Nonparametric Wavelet Thresholding and Profile Monitoring for Non-Gaussian Errors

Recent advancements in data collection allow scientists and researchers to obtain massive amounts of information in short periods of time. Often this data is functional and quite complex. Wavelet transforms are popular, particularly in the engineering and manufacturing fields, for handling these type of complicated signals. A common application of wavelets is in statistical process control (SPC), in which one tries to determine as quickly as possible if and when a sequence of profiles has gone out-of-control. However, few wavelet methods have been proposed that don't rely in some capacity on the assumption that the observational errors are normally distributed.
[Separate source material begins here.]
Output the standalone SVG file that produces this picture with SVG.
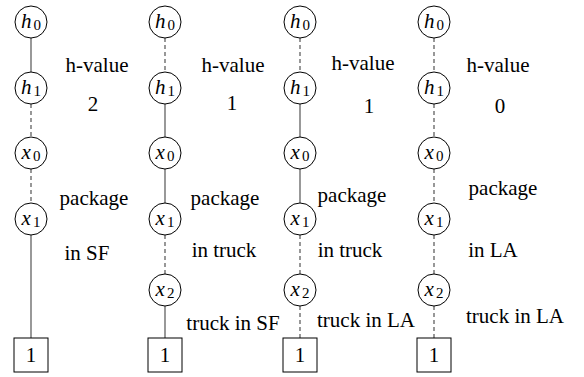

This dissertation aims to fill this void by proposing a simple, nonparametric, distribution-free method of monitoring profiles and estimating changepoints. Using only the magnitudes and location maps of thresholded wavelet coefficients, our method uses the spatial adaptivity property of wavelets to accurately detect profile changes when the signal is obscured with a variety of non-Gaussian errors. Wavelets are also widely used for the purpose of dimension reduction. Applying a thresholding rule to a set of wavelet coefficients results in a "denoised" version of the original function. Once again, existing thresholding procedures generally assume independent, identically distributed normal errors. Thus, the second main focus of this dissertation is a nonparametric method of thresholding that does not assume Gaussian errors, or even that the form of the error distribution is known. We improve upon an existing even-odd cross-validation method by employing block thresholding and level dependence, and show that the proposed method works well on both skewed and heavy-tailed distributions. Such thresholding techniques are essential to the SPC procedure developed above.